The 2017 tax cut illustrates this dynamic. Instead of boosting annual wages by $4,000 per family, encouraging corporate investment, and driving a surge of sustained economic growth, as its proponents promised it would, the cut led to minuscule increases in wages, a couple of quarters of increased growth, and, instead of investment, a $1 trillion boom in stock buybacks, which produced only a windfall for the rich shareholders already at the top of the income pyramid. The public, of course, is paying for the bonanza: the United States is experiencing its first $1 trillion deficit.
Lower taxes on capital have one main consequence: the rich, who derive most of their income from existing capital, get to accumulate more wealth. In the United States, the share of wealth owned by the richest one percent of the adult population has exploded, from 22 percent in the late 1970s to 37 percent in 2018. Conversely, over the same period, the wealth share of the bottom 90 percent of adults declined from 40 percent to 27 percent. Since 1980, what the bottom 90 percent has lost, the top one percent has gained.

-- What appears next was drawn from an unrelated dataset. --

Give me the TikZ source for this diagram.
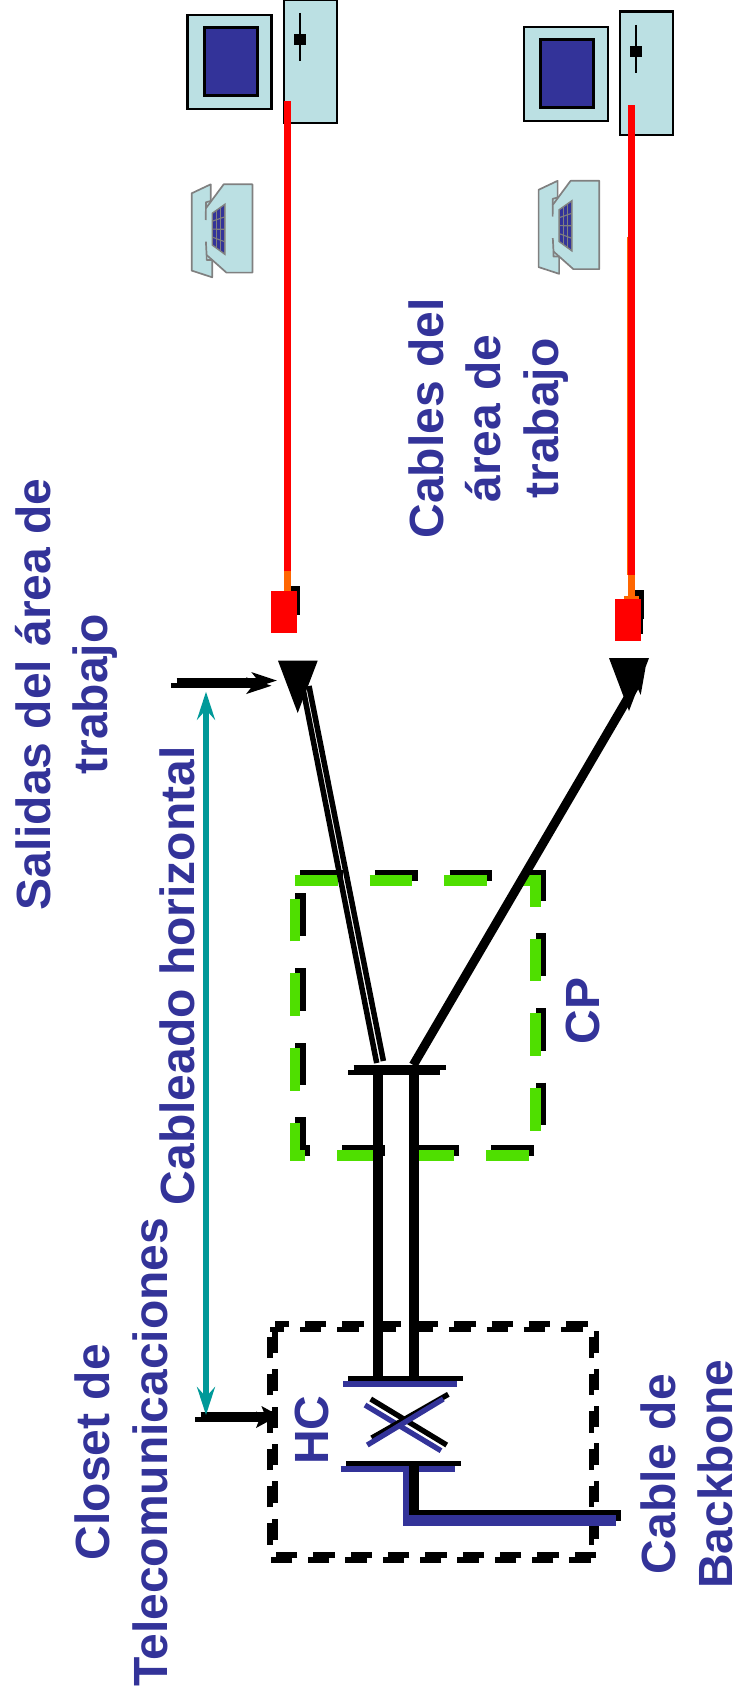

The next step would be to eliminate special provisions that exempt dividends, capital gains, carried interest, real estate, and other forms of wealth from taxation. Today, when assets are passed on from one generation to another, the underlying capital gains escape taxation altogether; as a consequence, many wealthy individuals manage to avoid paying capital gains taxes on their assets. It is as if the tax code were designed to create an inherited plutocracy, not to create a world with equality of opportunity. Without increasing tax rates, eliminating these special provisions for the owners of capital—making them pay the same rate as workers—would generate trillions of dollars over the next ten years.